Mask-bot: A talking video humanoid robot
November 8, 2011 by Amara D. Angelica
Welcome to the creepiest uncanny-valley experience yet: a talking robot face called Mask-bot, developed by a team at the Institute for Cognitive Systems (ICS) at TU München and AIST, the National Institute of Advanced Industrial Science and Technology in Japan.
What sets Mask-bot apart is that it can instantly construct and project a static video image of anyone’s face (from a photo) on a 3D surface, and it moves its virtual head a little and raises its eyebrows as you speak, to create the impression that it understands. (It doesn’t. Yet.)
Also, it projects the image from behind, making it more realistic (unlike Disney animatronics characters, for example, which are projected from the front), and works in daylight. It’s also more flexible than existing humanoid robots, which use a complex set of mechanical parts and must be custom-designed.
Avatars for video conferences
Mask-bot could soon be deployed in video conferences, says Dr. Takaaki Kuratate. “You can create a realistic replica of a person that actually sits and speaks with you at the conference table. You can use a generic mask for male and female, or you can provide a custom-made mask for each person.”
But a more advanced version of Mask-bot doesn’t even require a video image of the person speaking. a program can also convert a normal two-dimensional photograph into a correctly proportioned projection for a three-dimensional mask complete with facial expressions and voice. A talking-head animation engine filters an extensive series of face motion data from a variety of people collected by a motion capture system and selects the facial expressions that best match a specific phoneme being spoken. Examples here.
So how long will it be before we get a tech support guy’s talking head yelling “Move!”? Not sure I’m ready for that.
The computer extracts a set of facial coordinates from each of these expressions, which it can then assign to any new face, bringing it to life. Emotion synthesis software then delivers the visible emotional nuances that indicate, for example, when someone is happy, sad or angry.
See the video below of a rather severe Mask-bot that reminds me of my elementary school principal (think: ruler, knuckle). Needs work. Maybe they should hire actor Jim Carrey to help with facial mask expressions? (See video below.)
But wait, it gets creepier. An advanced version of Mask-bot can also reproduce content typed via a keyboard . A text-to-speech system converts text in in English, Japanese, and soon German to audio (female or male voice), which can be quiet or loud, happy or sad. Mask-bot doesn’t actually understand anything; it just listens and makes pretend responses as part of a fixed programming sequence.

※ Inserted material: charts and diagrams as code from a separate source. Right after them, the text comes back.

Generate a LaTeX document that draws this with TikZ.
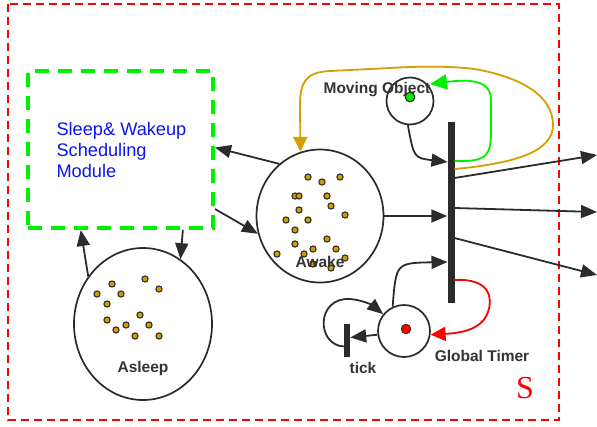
\documentclass[tikz,border=0pt]{standalone}
\usepackage{fontspec}
\setmainfont{Liberation Sans}
\newfontfamily\serifS{Liberation Serif}
\usetikzlibrary{arrows.meta,shapes.geometric,calc}
\definecolor{ink}{HTML}{2B2B2B}
\definecolor{labelgray}{HTML}{333333}
\definecolor{gold}{HTML}{D49F00}
\definecolor{brightgreen}{HTML}{00F000}
\definecolor{markred}{HTML}{FF0000}
\definecolor{textblue}{HTML}{0A14F0}

\begin{document}
\begin{tikzpicture}[x=1pt,y=-1pt,
  arr/.style={-{Triangle[length=16pt,width=13pt]}, line width=1.8pt, draw=ink},
  place/.style={ellipse, draw=ink, line width=1.7pt, inner sep=0pt},
  tokendot/.style={fill=gold, draw=ink, line width=1.1pt},
  trans/.style={rectangle, fill=ink, inner sep=0pt},
  lbl/.style={font=\fontsize{15.5}{18}\selectfont\bfseries, text=labelgray},
]
\useasboundingbox (0,0) rectangle (597,426);

% system boundary
\draw[markred, line width=2.2pt, dash pattern=on 8pt off 5pt] (8,4) rectangle (559,420);
\node[text=markred, font=\serifS\fontsize{32}{34}\selectfont] (sysname) at (525,388) {S};

% scheduling module
\node[draw=brightgreen, line width=4pt, dash pattern=on 14pt off 9pt,
      minimum width=185pt, minimum height=157pt, inner sep=0pt] (box) at (120.5,149.5) {};
\node[anchor=west, align=left, text=textblue, font=\fontsize{18.2}{21}\selectfont]
  (boxtext) at (53,150) {Sleep\& Wakeup\\Scheduling\\Module};

% places
\node[place, minimum width=127pt, minimum height=133pt] (awake) at (320,216) {};
\node[place, minimum width=138pt, minimum height=152pt] (asleep) at (143,324) {};
\node[place, circle, minimum size=47pt] (mo) at (410,101) {};
\node[place, circle, minimum size=52pt] (gt) at (404,331) {};

% transitions
\node[trans, minimum width=7pt, minimum height=181pt] (bar) at (451,212.5) {};
\node[trans, minimum width=6pt, minimum height=33pt] (tick) at (347,340.5) {};

% tokens
\foreach \p in {(308,177),(322,182),(340,177),(295,196),(299,196),(327,196),
                (331,206),(299,210),(286,220),(308,220),(345,215),(295,230),
                (295,244),(327,239),(313,249),(304,254),(336,249),(277,254),
                (345,258),(313,264),(331,268)}
  \filldraw[tokendot] \p circle (3.1);
\foreach \p in {(112,284),(145,279),(97,294),(121,294),(159,289),(107,304),
                (140,315),(107,320),(116,330),(126,325),(149,325),(135,336),(159,336)}
  \filldraw[tokendot] \p circle (3.1);
\filldraw[fill=brightgreen, draw=ink, line width=1.1pt] (410,97) circle (4.8);
\filldraw[fill=markred, draw=ink, line width=0.8pt] (406,329) circle (4.8);

% labels
\node[lbl] (molbl) at (377,90) {Moving Object};
\node[lbl] (awakelbl) at (320,262) {Awake};
\node[lbl] (asleeplbl) at (143,368) {Asleep};
\node[lbl] (ticklbl) at (363,368) {tick};
\node[lbl] (gtlbl) at (482,356) {Global Timer};

% points on the transitions and free ends
\coordinate (inMO) at (447.5,162);
\coordinate (inTimer) at (447.5,262);
\coordinate (outGreen) at (454.5,161);
\coordinate (outGold) at (454.5,169);
\coordinate (outRed) at (454.5,280);
\coordinate (out1a) at (454.5,178);
\coordinate (out2a) at (454.5,208);
\coordinate (out3a) at (454.5,238);
\coordinate (out1) at (597,155);
\coordinate (out2) at (597,212);
\coordinate (out3) at (597,275);

% module <-> places
\draw[arr] (awake.128) -- ([yshift=2pt]box.east);
\draw[arr] ($(box.south east)+(0,-21)$) -- (awake.196);
\draw[arr] ($(box.south west)!0.83!(box.south east)$) -- (asleep.60);
\draw[arr] (asleep.139) -- ($(box.south west)!0.29!(box.south east)$);

% into the main transition
\draw[arr] (awake.east) -- (awake.east -| bar.west);
\draw[arr] (mo.265) .. controls (414,158) .. (inMO);
\draw[arr] (gt.115) .. controls (396,263) .. (inTimer);

% out of the main transition
\draw[arr] (out1a) -- (out1);
\draw[arr] (out2a) -- (out2);
\draw[arr] (out3a) -- (out3);

% feedback arcs
\draw[-{Triangle[length=17pt,width=15pt]}, brightgreen, line width=1.8pt]
  (outGreen) .. controls (488,162) and (491,155) .. (491,130)
  -- (491,100) .. controls (491,80) and (470,79) .. (430,84);
\draw[-{Triangle[length=15pt,width=14pt]}, gold, line width=1.8pt]
  (outGold) .. controls (520,163) and (553,150) .. (553,125)
  .. controls (553,95) and (520,78) .. (480,70)
  .. controls (460,66) and (420,66) .. (390,68)
  -- (330,71) .. controls (306,72) and (300,82) .. (300,105)
  -- (awake.107);
\draw[-{Triangle[length=15pt,width=14pt]}, markred, line width=1.8pt]
  (outRed) .. controls (490,278) and (493,298) .. (488,312)
  .. controls (482,330) and (460,333) .. (gt.-8);

% clock loop
\draw[arr] (gt.188) -- ([yshift=3pt]tick.east);
\draw[arr] ([yshift=-6pt]tick.west) .. controls (316,345) and (316,297) .. (350,299)
  .. controls (362,300) and (372,305) .. (gt.141);
\end{tikzpicture}
\end{document}
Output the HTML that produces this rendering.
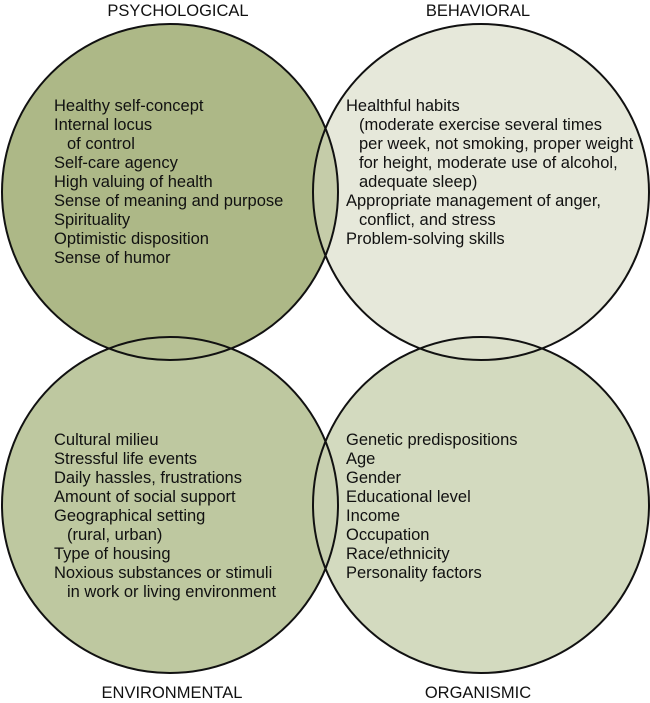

Hmmm… I wonder what would happen if we hooked up a Siri app to this thing?
Meanwhile, the Munich researchers are working on Mask-bot 2, a mobile version. The mask, projector and computer control system will all be contained inside a robot costing around EUR 400 (Mask-bot 1: EUR 3,000).
“Mask-bot will influence the way in which we humans communicate with robots in the future,” predicts Prof. Gordon Cheng, head of the ICS team. “These systems could soon be used as companions for older people who spend a lot of time on their own,” says Kuratate. (Get ready to ramble.)
Now that would put a whole lot of cats out of business. That’s so wrong.